The implications are unclear to me. We already know how to prune models for infe...

stared · on March 7, 2020

In most cases, there is limited support for sparse operations. "Sparse Networks from Scratch: Faster Training without Losing Performance" https://arxiv.org/abs/1907.04840 openly says "Currently, no GPU accelerated libraries that utilize sparse tensors exist, and as such we use masked weights to simulate sparse neural networks.".

However, the situation seems to be very dynamic. See:

- https://github.com/StanfordVL/MinkowskiEngine (Minkowski Engine is an auto-diff convolutional neural network library for high-dimensional sparse tensors)

- https://github.com/rusty1s/pytorch_sparse (an efficient sparse tensor implementation for PyTorch; the official one is slower SciPy https://github.com/pytorch/pytorch/issues/16187; however, I failed to install it - it is not "pip install"-simple)

EDIT:

I checked it now and was able to install pytorch_sparse with one command. It is a dynamic field indeed.

madlag · on March 7, 2020

OpenAI just announced it will port its sparse libraries to PyTorch, so exciting times ahead! You can read more here about this (OP here) : https://medium.com/huggingface/is-the-future-of-neural-netwo...

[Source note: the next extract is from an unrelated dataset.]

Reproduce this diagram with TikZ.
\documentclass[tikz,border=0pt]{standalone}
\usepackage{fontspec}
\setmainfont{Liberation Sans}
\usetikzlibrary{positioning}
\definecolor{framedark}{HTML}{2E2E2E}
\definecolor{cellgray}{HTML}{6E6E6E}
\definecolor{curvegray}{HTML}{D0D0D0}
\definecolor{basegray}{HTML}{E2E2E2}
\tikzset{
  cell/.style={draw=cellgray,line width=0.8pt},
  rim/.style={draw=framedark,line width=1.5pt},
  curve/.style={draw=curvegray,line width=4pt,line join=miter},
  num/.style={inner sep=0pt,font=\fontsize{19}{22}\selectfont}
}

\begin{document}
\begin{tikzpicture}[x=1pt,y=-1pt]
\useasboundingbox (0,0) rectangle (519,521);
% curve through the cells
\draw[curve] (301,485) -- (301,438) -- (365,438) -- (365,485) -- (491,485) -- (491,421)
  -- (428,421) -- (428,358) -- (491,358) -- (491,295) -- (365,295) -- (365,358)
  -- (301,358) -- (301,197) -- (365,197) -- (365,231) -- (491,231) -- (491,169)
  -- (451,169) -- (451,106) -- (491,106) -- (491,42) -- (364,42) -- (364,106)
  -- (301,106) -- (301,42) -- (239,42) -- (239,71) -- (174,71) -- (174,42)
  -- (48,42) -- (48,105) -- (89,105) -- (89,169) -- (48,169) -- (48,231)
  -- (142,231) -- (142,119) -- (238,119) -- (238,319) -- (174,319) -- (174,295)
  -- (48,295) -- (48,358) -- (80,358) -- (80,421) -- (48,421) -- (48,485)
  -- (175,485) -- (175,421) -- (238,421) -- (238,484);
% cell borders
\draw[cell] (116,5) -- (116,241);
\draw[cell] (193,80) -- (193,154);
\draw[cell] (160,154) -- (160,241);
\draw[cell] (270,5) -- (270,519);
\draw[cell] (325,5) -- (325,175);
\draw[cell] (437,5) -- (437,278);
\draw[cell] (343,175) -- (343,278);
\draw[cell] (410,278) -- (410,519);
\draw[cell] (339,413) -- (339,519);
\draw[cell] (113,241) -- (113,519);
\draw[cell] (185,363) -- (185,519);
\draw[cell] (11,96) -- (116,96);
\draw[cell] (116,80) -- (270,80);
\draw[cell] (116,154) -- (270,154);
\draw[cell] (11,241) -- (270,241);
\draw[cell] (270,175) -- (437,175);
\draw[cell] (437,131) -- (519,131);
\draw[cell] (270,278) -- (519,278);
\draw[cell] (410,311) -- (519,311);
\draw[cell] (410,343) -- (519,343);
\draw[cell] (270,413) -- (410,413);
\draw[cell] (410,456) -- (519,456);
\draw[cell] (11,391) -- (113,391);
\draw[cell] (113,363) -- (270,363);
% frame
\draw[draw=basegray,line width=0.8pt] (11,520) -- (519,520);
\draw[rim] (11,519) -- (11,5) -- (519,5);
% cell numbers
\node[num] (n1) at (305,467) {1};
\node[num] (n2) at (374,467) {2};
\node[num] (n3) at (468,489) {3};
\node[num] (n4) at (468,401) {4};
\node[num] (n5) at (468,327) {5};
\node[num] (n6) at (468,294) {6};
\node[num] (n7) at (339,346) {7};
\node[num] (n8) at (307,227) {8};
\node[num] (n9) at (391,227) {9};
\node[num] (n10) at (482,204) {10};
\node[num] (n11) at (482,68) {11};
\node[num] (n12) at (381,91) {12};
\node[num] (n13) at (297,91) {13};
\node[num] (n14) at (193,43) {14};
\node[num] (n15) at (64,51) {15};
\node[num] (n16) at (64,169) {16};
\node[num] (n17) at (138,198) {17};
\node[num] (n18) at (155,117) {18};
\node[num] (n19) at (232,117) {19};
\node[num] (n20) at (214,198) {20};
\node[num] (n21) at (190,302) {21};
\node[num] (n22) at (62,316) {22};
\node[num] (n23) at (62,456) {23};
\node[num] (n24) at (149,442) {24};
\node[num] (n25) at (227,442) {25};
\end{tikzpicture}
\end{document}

estebarb · on March 7, 2020

Without reading: I think that the importance is that before we had methods that could do that. Now we know that there is an algorithm that can do that. They proved that it is always possible, not in some subset of the networks.

In the other hand, it will trigger research on reducing the size of the networks. That is important, as most researchers don't have access to the computing power of Google and the like.

ekelsen · on March 7, 2020

It's unclear this algorithm would be useful in practice. Training the weights will lead to a more accurate network for the same amount of work at inference time.

lonelappde · on March 8, 2020

Searching for the optimal small network is just as much work as training a larger network. There's no free lunch.

veselin · on March 7, 2020

I wonder, isn't the new CPU training with locality sensitive hashing similar to constructing something close to a winning lottery ticket?